Rozbieżności między poleceniem w teście a kluczem są, ale "nie ograniczają one możliwości ucznia i uzyskania przez niego poprawnej odpowiedzi" - uważa minister edukacji Krystyna Szumilas. Tak w rozmowie z reporterem RMF FM różnice między treścią jednego z zadań na teście dla szóstoklasistów a kluczem odpowiedzi przeznaczonym dla egzaminatorów.
Krystyna Szumilas: Polecenie mówi o tym, że uczeń ma napisać dwa zdania. Jeżeli uczeń miał napisać dwa zdania, to jakie są możliwości? Albo pisze dwa zdania pojedyncze, albo pisze jedno zdanie pojedyncze i jedno złożone, albo pisze dwa złożone.
Tomasz Skory: A klucz pani minister dopuszcza także jedno zdanie złożone. Ale pytanie mówi o dwóch.
No tak, ale jeżeli on napisał jedno zdanie pojedyncze i jedno zdanie złożone, to również spełnił zasady klucza.
Ale przed chwilą powiedziała pani, że zasady klucza spełnia również jedno zdanie złożone.
Tak, dokładnie, bo taki jest klucz.
Ale pytanie mówi o dwóch. Przecież to jest bez sensu, pani minister... Są potężne rozbieżności między pytaniem a kluczem.
Ale te rozbieżności nie ograniczają możliwości ucznia i uzyskania przez ucznia poprawnej odpowiedzi.
Jak to nie ograniczają, skoro pani dostała jeden punkt, pani minister edukacji! Zrozumiała pani pytanie, a potem się okazało, że klucz mówi o czymś innym i straciła pani punkt.
Jeszcze raz: polecenie mówiło o tym, żeby napisać dwa zdania. I uczeń pisząc dwa zdania, spełnia kryterium ocenione w kluczu.
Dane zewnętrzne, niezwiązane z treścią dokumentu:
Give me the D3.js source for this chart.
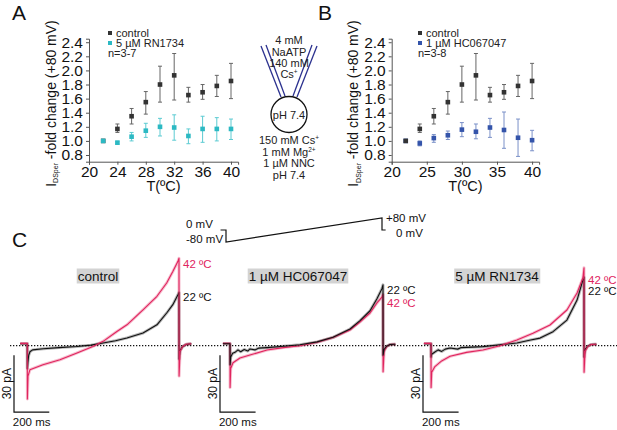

Ale nie spełnia. Pani nie spełniła, pani napisała dwa zdania, ale one były złożone, nie było ani jednego pojedynczego. A klucz mówi, że mają być dwa pojedyncze i jedno albo więcej złożonych. A przed chwilą mówiła pani, że nawet jedno zdanie wystarczy, chociaż w pytaniu jest mowa o dwóch.
Proszę pana, spójnik "lub" oznacza, że są alternatywne.
Ale dzieciak nie zna klucza. Dzieciak dostał pytanie o dwa zdania. A klucz mówi, że może być jedno.
Dzieciak miał napisać dwa zdania i nauczyciel przystępował do oceny poprawności językowej tych zdań, jeżeli to były dwa zdania złożone lub jedno zdanie pojedyncze.
Nie. Dwa zdania pojedyncze lub jedno złożone, pani minister.
Uczeń miał napisać dwa zdania i nauczyciel przystępował do oceny tych dwóch zdań w momencie, kiedy wypowiedź ucznia składała się z dwóch zdań pojedynczych lub jednego zdania złożonego lub oznacza, że albo to są dwa zdania pojedyncze albo jedno zdanie złożone.
Czyli dwa zdania złożone są niepoprawne.
Są poprawne, ponieważ, lub ...
Ale pani dostała jeden punkt, od dwóch osób.
Ale tam jest słowo co najmniej.
Ale egzaminatorzy w oparciu o klucz, który rozumieją tak akurat - uznali, że ten punkt dodatkowy się nie należy.
Proszę pana, jeżeli egzaminatorzy sprawdzają zadania, to muszą stosować klucz.
Klucz, który nie pasuje do pytania?
Muszą stosować zasady określone przy sprawdzaniu tego typu zadań, dlatego budujemy zespoły egzaminatorów, dlatego jest przewodniczący takiego zespołu, żeby nauczyciele nie popełniali błędów przy ocenie zadań.
A tu popełniono błąd?
W systemie pilnujemy tego, żeby zadania były sprawdzane zgodnie z poleceniami i zasadami obowiązującymi w systemie.
Ale tu jest potężna rozbieżność pomiędzy poleceniem a kluczem.
Uczeń miał napisać dwa zdania. Jeżeli napisał dwa zdania pojedyncze lub jedno zdanie złożone, nauczyciel miał prawo przystąpienie do oceny poprawności językowej tego zadania, lub oznacza, że uczeń mógł skonstruować swoją wypowiedz z nieskończonej liczby zadań pojedynczych i zadań złożonych.
Tak, tylko że jakie to mają być zdania, określa dopiero klucz, o czym uczeń nie wie.